● **Information shown**
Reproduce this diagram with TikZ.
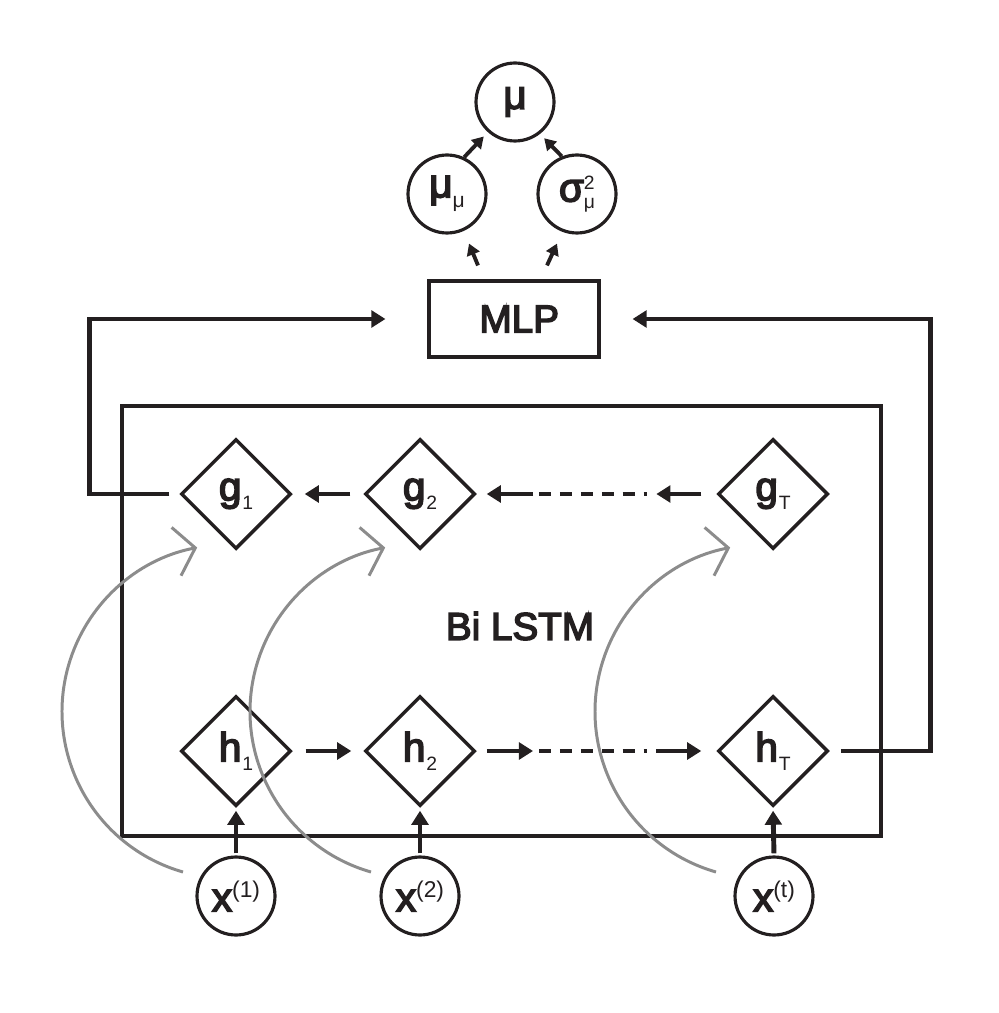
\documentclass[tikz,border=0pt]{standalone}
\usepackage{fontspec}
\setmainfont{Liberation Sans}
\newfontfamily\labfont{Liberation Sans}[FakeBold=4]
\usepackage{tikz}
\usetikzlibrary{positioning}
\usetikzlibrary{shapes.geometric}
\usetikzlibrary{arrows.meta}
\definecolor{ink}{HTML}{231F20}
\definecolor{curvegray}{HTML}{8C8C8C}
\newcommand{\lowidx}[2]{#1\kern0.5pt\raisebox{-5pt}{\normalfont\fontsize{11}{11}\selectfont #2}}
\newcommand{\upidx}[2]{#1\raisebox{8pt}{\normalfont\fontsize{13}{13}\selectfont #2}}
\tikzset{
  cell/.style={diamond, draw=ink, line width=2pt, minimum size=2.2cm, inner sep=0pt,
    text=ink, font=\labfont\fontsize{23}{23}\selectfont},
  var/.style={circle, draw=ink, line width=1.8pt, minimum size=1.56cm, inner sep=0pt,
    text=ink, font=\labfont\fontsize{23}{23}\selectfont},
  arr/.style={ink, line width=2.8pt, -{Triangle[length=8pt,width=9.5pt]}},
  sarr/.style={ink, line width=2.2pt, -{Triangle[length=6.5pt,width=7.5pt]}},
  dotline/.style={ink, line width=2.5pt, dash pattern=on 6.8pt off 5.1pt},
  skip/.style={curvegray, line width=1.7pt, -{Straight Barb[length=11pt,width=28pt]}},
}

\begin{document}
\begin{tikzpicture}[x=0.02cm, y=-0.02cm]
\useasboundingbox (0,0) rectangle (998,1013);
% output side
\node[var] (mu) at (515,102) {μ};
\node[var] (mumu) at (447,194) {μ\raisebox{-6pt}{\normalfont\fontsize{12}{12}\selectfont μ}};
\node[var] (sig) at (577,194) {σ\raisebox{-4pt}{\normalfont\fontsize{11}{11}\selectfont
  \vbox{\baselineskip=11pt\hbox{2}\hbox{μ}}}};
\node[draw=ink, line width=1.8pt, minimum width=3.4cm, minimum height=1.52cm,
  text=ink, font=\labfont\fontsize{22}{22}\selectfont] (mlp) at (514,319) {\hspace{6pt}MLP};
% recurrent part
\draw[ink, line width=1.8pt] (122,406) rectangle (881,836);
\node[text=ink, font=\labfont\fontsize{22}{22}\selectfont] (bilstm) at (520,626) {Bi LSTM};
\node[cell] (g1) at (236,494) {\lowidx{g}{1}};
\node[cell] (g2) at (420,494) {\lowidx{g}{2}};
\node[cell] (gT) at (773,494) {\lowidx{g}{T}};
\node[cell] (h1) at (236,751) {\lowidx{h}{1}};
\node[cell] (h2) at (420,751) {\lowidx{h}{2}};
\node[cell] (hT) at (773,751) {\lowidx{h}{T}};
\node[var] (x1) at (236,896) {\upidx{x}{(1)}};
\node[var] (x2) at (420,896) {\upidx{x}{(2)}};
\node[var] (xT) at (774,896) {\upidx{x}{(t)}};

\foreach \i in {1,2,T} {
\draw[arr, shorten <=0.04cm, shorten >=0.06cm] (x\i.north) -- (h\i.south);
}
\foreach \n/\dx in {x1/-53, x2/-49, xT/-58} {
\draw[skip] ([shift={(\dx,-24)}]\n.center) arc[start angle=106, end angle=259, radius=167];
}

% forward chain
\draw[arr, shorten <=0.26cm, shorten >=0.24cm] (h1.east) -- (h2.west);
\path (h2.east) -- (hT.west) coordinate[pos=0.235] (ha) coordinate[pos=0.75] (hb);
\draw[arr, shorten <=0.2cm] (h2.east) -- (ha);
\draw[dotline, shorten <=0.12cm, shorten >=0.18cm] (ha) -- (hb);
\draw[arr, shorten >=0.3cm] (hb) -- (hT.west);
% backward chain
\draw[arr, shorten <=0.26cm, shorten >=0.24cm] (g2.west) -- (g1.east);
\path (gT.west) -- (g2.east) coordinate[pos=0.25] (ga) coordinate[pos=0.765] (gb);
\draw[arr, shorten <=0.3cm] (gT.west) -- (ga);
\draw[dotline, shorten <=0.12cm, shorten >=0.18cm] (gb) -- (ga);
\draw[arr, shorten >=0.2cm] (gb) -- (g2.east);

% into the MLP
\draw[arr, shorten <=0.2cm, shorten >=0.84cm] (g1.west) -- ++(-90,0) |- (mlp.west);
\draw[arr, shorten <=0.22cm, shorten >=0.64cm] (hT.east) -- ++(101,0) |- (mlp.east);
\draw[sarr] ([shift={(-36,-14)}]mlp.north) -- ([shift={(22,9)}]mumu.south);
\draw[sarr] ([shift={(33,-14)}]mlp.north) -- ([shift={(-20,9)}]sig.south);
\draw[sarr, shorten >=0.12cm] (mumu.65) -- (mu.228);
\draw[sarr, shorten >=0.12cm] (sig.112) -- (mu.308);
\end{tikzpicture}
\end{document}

● **Short exercise**
Omit every picture, then repeat the remaining data exactly as it appears above.

● **Output for this task**
Reproduce this diagram with TikZ.
\documentclass[tikz,border=0pt]{standalone}
\usepackage{fontspec}
\setmainfont{Liberation Sans}
\newfontfamily\labfont{Liberation Sans}[FakeBold=4]
\usepackage{tikz}
\usetikzlibrary{positioning}
\usetikzlibrary{shapes.geometric}
\usetikzlibrary{arrows.meta}
\definecolor{ink}{HTML}{231F20}
\definecolor{curvegray}{HTML}{8C8C8C}
\newcommand{\lowidx}[2]{#1\kern0.5pt\raisebox{-5pt}{\normalfont\fontsize{11}{11}\selectfont #2}}
\newcommand{\upidx}[2]{#1\raisebox{8pt}{\normalfont\fontsize{13}{13}\selectfont #2}}
\tikzset{
  cell/.style={diamond, draw=ink, line width=2pt, minimum size=2.2cm, inner sep=0pt,
    text=ink, font=\labfont\fontsize{23}{23}\selectfont},
  var/.style={circle, draw=ink, line width=1.8pt, minimum size=1.56cm, inner sep=0pt,
    text=ink, font=\labfont\fontsize{23}{23}\selectfont},
  arr/.style={ink, line width=2.8pt, -{Triangle[length=8pt,width=9.5pt]}},
  sarr/.style={ink, line width=2.2pt, -{Triangle[length=6.5pt,width=7.5pt]}},
  dotline/.style={ink, line width=2.5pt, dash pattern=on 6.8pt off 5.1pt},
  skip/.style={curvegray, line width=1.7pt, -{Straight Barb[length=11pt,width=28pt]}},
}

\begin{document}
\begin{tikzpicture}[x=0.02cm, y=-0.02cm]
\useasboundingbox (0,0) rectangle (998,1013);
% output side
\node[var] (mu) at (515,102) {μ};
\node[var] (mumu) at (447,194) {μ\raisebox{-6pt}{\normalfont\fontsize{12}{12}\selectfont μ}};
\node[var] (sig) at (577,194) {σ\raisebox{-4pt}{\normalfont\fontsize{11}{11}\selectfont
  \vbox{\baselineskip=11pt\hbox{2}\hbox{μ}}}};
\node[draw=ink, line width=1.8pt, minimum width=3.4cm, minimum height=1.52cm,
  text=ink, font=\labfont\fontsize{22}{22}\selectfont] (mlp) at (514,319) {\hspace{6pt}MLP};
% recurrent part
\draw[ink, line width=1.8pt] (122,406) rectangle (881,836);
\node[text=ink, font=\labfont\fontsize{22}{22}\selectfont] (bilstm) at (520,626) {Bi LSTM};
\node[cell] (g1) at (236,494) {\lowidx{g}{1}};
\node[cell] (g2) at (420,494) {\lowidx{g}{2}};
\node[cell] (gT) at (773,494) {\lowidx{g}{T}};
\node[cell] (h1) at (236,751) {\lowidx{h}{1}};
\node[cell] (h2) at (420,751) {\lowidx{h}{2}};
\node[cell] (hT) at (773,751) {\lowidx{h}{T}};
\node[var] (x1) at (236,896) {\upidx{x}{(1)}};
\node[var] (x2) at (420,896) {\upidx{x}{(2)}};
\node[var] (xT) at (774,896) {\upidx{x}{(t)}};

\foreach \i in {1,2,T} {
\draw[arr, shorten <=0.04cm, shorten >=0.06cm] (x\i.north) -- (h\i.south);
}
\foreach \n/\dx in {x1/-53, x2/-49, xT/-58} {
\draw[skip] ([shift={(\dx,-24)}]\n.center) arc[start angle=106, end angle=259, radius=167];
}

% forward chain
\draw[arr, shorten <=0.26cm, shorten >=0.24cm] (h1.east) -- (h2.west);
\path (h2.east) -- (hT.west) coordinate[pos=0.235] (ha) coordinate[pos=0.75] (hb);
\draw[arr, shorten <=0.2cm] (h2.east) -- (ha);
\draw[dotline, shorten <=0.12cm, shorten >=0.18cm] (ha) -- (hb);
\draw[arr, shorten >=0.3cm] (hb) -- (hT.west);
% backward chain
\draw[arr, shorten <=0.26cm, shorten >=0.24cm] (g2.west) -- (g1.east);
\path (gT.west) -- (g2.east) coordinate[pos=0.25] (ga) coordinate[pos=0.765] (gb);
\draw[arr, shorten <=0.3cm] (gT.west) -- (ga);
\draw[dotline, shorten <=0.12cm, shorten >=0.18cm] (gb) -- (ga);
\draw[arr, shorten >=0.2cm] (gb) -- (g2.east);

% into the MLP
\draw[arr, shorten <=0.2cm, shorten >=0.84cm] (g1.west) -- ++(-90,0) |- (mlp.west);
\draw[arr, shorten <=0.22cm, shorten >=0.64cm] (hT.east) -- ++(101,0) |- (mlp.east);
\draw[sarr] ([shift={(-36,-14)}]mlp.north) -- ([shift={(22,9)}]mumu.south);
\draw[sarr] ([shift={(33,-14)}]mlp.north) -- ([shift={(-20,9)}]sig.south);
\draw[sarr, shorten >=0.12cm] (mumu.65) -- (mu.228);
\draw[sarr, shorten >=0.12cm] (sig.112) -- (mu.308);
\end{tikzpicture}
\end{document}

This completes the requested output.